**BRIEF**
Retype the lines from the first one in the records down to the line containing "const AXIS_STEP = 0.5;", counting both, and leave out any pictures.

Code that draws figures
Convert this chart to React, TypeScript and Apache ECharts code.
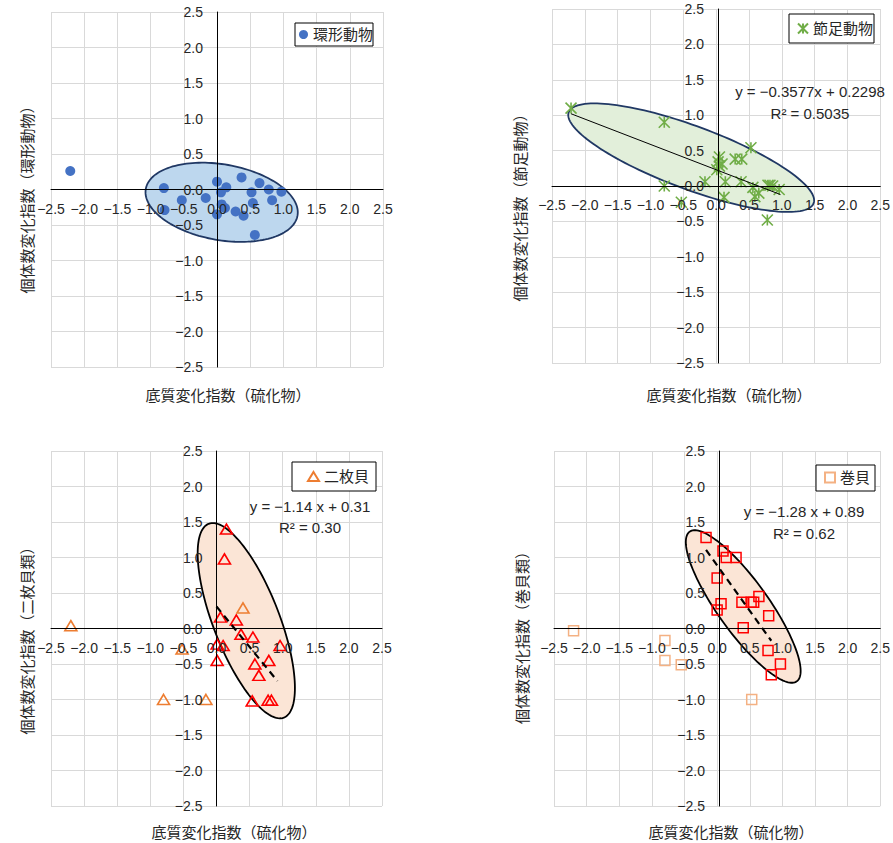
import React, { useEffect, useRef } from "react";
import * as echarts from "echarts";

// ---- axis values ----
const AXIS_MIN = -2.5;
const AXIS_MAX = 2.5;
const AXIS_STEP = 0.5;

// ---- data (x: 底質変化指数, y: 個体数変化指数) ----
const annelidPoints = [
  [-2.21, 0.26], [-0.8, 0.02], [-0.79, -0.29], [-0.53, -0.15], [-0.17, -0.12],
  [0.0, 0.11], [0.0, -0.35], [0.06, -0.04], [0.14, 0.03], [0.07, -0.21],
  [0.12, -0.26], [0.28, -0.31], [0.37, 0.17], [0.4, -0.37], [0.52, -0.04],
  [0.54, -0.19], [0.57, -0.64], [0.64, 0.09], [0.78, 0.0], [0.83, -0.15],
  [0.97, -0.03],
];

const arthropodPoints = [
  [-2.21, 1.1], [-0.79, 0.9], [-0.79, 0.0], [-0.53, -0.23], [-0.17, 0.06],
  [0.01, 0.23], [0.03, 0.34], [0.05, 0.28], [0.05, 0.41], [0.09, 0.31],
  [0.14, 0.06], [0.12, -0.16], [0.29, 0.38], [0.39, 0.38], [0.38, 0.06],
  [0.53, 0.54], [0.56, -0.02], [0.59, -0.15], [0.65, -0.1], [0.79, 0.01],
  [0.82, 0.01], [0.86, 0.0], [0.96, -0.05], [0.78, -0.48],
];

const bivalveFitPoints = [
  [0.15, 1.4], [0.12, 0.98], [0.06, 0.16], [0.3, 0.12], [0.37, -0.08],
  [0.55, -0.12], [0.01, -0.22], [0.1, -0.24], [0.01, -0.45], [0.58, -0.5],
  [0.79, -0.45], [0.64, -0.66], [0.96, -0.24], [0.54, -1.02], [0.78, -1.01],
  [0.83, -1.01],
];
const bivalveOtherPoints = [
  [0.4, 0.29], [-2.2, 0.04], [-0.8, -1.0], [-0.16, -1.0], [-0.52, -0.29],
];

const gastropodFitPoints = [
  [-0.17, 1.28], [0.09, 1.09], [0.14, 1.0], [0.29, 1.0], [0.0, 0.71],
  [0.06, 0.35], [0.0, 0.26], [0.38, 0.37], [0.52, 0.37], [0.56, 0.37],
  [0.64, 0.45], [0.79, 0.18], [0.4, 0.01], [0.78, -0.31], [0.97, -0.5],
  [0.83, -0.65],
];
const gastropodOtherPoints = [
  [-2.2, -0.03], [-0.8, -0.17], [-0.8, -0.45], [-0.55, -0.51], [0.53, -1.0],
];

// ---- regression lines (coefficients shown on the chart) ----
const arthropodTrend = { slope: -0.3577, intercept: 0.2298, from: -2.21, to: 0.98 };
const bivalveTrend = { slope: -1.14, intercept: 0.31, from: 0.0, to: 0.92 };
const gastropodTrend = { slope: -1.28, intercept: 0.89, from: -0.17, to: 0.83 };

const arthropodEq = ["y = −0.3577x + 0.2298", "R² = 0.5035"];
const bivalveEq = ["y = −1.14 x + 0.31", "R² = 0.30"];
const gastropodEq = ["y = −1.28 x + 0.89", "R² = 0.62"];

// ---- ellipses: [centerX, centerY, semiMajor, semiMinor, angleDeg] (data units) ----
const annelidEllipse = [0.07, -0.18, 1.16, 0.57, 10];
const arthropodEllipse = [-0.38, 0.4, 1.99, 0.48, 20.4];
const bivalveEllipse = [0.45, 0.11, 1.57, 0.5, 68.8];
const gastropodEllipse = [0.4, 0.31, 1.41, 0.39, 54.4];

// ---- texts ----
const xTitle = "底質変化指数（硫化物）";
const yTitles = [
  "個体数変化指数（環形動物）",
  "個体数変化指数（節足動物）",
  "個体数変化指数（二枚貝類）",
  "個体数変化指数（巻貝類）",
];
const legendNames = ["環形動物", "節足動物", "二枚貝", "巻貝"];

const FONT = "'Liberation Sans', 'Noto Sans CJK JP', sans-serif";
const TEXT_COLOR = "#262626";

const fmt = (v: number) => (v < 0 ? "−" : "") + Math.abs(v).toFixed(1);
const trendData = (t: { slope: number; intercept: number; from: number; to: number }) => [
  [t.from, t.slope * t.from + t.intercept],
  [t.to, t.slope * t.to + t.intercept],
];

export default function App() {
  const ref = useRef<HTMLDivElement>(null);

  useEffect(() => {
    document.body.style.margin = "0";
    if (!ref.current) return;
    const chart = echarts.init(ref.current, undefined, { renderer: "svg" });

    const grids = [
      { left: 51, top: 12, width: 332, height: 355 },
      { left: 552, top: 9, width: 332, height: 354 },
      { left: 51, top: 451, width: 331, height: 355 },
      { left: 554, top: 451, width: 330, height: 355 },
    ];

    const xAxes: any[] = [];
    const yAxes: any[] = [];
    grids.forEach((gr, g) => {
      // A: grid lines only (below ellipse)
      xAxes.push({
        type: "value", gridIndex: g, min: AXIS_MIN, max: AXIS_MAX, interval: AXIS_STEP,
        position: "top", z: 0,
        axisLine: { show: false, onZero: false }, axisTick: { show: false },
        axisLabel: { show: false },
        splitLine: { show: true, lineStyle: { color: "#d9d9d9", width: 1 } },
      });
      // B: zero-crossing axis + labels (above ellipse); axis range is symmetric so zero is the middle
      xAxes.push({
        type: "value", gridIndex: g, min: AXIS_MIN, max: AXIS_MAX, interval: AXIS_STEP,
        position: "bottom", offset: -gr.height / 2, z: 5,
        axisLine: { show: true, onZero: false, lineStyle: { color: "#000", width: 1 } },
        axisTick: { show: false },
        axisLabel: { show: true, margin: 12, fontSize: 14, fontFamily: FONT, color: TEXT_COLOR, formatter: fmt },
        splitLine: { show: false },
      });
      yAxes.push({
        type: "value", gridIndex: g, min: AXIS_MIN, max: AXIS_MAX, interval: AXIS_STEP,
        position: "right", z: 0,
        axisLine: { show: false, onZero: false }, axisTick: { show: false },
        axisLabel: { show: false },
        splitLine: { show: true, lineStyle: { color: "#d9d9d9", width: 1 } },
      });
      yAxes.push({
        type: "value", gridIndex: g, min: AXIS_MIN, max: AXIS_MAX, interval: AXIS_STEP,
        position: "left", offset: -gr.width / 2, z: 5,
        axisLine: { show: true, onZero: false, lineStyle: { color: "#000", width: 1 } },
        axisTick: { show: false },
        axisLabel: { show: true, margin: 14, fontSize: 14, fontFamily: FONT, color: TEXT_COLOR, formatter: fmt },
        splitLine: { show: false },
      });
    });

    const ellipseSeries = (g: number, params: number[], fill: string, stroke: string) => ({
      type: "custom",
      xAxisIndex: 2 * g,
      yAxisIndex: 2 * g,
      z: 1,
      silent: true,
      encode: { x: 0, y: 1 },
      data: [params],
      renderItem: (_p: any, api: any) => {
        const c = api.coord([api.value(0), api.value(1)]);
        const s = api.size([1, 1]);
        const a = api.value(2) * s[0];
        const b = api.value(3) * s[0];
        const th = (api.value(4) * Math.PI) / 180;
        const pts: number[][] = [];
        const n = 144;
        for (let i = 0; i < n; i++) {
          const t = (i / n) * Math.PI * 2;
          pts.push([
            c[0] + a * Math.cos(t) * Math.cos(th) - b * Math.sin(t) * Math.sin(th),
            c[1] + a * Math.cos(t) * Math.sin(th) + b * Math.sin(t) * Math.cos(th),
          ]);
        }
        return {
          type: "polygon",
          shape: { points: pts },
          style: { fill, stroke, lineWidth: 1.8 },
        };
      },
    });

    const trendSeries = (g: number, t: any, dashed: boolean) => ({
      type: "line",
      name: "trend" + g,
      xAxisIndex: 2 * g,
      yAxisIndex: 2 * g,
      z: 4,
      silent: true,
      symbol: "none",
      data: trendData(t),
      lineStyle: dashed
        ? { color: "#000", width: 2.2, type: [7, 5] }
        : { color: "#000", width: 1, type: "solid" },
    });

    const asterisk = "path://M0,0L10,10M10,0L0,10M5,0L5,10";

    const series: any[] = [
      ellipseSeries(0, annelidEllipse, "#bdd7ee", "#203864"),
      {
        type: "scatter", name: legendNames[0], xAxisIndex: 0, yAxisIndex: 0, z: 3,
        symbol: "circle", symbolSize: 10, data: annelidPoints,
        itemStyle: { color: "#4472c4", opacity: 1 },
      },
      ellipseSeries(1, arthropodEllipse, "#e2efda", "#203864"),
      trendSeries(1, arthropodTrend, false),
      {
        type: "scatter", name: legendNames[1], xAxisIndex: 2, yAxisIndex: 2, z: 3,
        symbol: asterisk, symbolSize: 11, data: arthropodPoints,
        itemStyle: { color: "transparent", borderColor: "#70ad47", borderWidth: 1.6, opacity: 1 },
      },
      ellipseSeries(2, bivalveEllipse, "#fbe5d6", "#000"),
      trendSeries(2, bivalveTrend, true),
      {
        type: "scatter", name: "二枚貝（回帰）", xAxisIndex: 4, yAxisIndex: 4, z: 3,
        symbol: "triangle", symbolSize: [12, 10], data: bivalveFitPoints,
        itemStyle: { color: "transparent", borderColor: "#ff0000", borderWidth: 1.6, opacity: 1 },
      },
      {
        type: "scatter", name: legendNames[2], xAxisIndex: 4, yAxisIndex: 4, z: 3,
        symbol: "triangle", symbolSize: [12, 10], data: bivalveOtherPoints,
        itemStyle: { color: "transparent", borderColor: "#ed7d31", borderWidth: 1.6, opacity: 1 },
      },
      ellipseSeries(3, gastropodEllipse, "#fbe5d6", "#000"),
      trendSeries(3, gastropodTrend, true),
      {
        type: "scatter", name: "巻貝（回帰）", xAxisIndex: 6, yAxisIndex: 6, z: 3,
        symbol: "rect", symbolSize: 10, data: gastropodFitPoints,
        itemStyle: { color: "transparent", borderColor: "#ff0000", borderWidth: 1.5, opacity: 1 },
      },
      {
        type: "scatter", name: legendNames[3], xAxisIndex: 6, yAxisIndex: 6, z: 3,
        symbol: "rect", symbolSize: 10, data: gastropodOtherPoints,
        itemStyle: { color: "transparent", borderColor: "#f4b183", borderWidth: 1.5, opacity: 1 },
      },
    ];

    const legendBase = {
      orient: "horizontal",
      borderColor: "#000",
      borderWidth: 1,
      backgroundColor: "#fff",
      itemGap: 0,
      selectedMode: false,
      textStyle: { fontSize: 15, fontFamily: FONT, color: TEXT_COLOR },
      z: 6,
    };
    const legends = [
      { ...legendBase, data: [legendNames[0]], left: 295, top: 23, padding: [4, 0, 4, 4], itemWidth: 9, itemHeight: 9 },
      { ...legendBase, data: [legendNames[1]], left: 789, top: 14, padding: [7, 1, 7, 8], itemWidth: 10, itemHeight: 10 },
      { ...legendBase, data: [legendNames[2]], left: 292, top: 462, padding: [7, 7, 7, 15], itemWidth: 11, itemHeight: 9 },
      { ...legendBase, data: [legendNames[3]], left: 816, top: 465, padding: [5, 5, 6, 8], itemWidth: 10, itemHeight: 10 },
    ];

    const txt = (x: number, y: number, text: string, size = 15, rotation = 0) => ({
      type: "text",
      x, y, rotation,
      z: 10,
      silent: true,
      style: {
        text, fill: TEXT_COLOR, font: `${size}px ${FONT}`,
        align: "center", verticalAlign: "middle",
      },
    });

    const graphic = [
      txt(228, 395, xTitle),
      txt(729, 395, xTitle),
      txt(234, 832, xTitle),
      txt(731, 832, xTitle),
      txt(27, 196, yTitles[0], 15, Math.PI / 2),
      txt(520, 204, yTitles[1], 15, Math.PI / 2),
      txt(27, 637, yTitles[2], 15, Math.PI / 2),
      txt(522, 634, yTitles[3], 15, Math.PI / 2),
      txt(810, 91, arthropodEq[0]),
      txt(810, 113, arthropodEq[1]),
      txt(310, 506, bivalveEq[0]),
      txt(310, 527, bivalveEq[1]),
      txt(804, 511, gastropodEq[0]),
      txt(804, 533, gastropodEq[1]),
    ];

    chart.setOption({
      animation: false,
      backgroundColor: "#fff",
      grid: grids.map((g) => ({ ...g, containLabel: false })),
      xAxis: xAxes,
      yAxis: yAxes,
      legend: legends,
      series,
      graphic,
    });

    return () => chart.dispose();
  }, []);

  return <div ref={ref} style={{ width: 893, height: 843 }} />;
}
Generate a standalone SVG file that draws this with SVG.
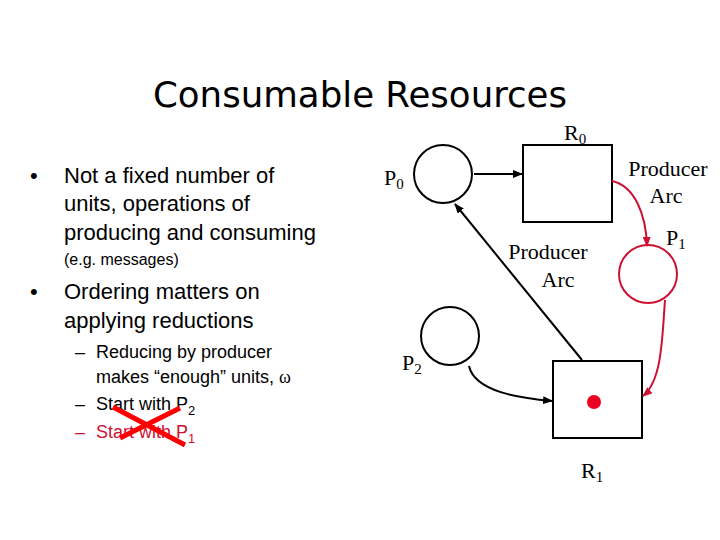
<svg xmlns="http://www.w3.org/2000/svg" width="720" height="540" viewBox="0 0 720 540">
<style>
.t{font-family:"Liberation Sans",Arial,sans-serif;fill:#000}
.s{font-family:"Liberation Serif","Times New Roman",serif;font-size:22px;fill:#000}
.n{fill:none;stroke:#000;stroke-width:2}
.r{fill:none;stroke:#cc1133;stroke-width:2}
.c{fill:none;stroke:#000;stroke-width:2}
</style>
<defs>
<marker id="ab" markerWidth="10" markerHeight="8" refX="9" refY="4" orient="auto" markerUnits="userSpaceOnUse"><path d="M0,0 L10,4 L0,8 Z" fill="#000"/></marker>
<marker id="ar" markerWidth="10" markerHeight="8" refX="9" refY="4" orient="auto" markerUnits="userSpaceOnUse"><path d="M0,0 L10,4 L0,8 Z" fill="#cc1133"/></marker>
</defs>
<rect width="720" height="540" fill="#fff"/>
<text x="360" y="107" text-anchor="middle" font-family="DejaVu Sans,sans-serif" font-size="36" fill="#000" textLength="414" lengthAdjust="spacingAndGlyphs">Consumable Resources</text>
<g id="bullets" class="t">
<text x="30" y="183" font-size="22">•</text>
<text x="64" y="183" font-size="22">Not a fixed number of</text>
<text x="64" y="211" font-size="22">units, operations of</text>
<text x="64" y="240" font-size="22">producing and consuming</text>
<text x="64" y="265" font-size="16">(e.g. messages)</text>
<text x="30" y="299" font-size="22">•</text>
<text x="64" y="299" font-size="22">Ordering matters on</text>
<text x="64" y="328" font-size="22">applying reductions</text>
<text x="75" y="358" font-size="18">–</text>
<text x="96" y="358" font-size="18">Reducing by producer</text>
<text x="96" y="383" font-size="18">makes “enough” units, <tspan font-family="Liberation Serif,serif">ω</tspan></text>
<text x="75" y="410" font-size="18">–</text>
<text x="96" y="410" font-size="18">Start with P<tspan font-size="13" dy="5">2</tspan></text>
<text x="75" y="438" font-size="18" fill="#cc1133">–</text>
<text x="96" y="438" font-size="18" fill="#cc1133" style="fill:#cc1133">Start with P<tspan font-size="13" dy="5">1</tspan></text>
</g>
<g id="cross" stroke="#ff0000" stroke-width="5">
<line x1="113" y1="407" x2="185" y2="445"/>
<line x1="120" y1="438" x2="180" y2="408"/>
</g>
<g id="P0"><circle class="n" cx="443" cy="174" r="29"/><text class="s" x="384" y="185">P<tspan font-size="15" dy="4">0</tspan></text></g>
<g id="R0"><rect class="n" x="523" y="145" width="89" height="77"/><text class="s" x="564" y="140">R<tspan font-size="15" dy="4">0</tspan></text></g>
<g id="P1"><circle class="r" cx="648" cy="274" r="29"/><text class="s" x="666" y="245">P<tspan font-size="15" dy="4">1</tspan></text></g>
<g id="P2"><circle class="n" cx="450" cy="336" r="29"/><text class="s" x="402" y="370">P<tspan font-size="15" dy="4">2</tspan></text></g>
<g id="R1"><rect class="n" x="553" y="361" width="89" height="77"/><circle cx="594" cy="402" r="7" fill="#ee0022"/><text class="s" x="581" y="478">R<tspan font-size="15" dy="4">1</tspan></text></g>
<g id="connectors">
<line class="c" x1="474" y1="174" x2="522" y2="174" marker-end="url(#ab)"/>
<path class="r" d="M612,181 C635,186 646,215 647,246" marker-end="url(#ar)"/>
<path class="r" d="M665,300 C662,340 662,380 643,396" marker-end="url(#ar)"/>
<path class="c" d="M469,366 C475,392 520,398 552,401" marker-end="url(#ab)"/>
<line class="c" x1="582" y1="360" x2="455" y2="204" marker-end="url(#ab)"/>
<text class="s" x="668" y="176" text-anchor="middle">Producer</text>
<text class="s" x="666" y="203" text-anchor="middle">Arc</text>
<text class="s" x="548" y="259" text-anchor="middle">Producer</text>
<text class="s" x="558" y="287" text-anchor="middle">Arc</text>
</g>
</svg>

**TASK RESPONSE**
Convert this chart to React, TypeScript and Apache ECharts code.
import React, { useEffect, useRef } from "react";
import * as echarts from "echarts";

// ---- axis values ----
const AXIS_MIN = -2.5;
const AXIS_MAX = 2.5;
const AXIS_STEP = 0.5;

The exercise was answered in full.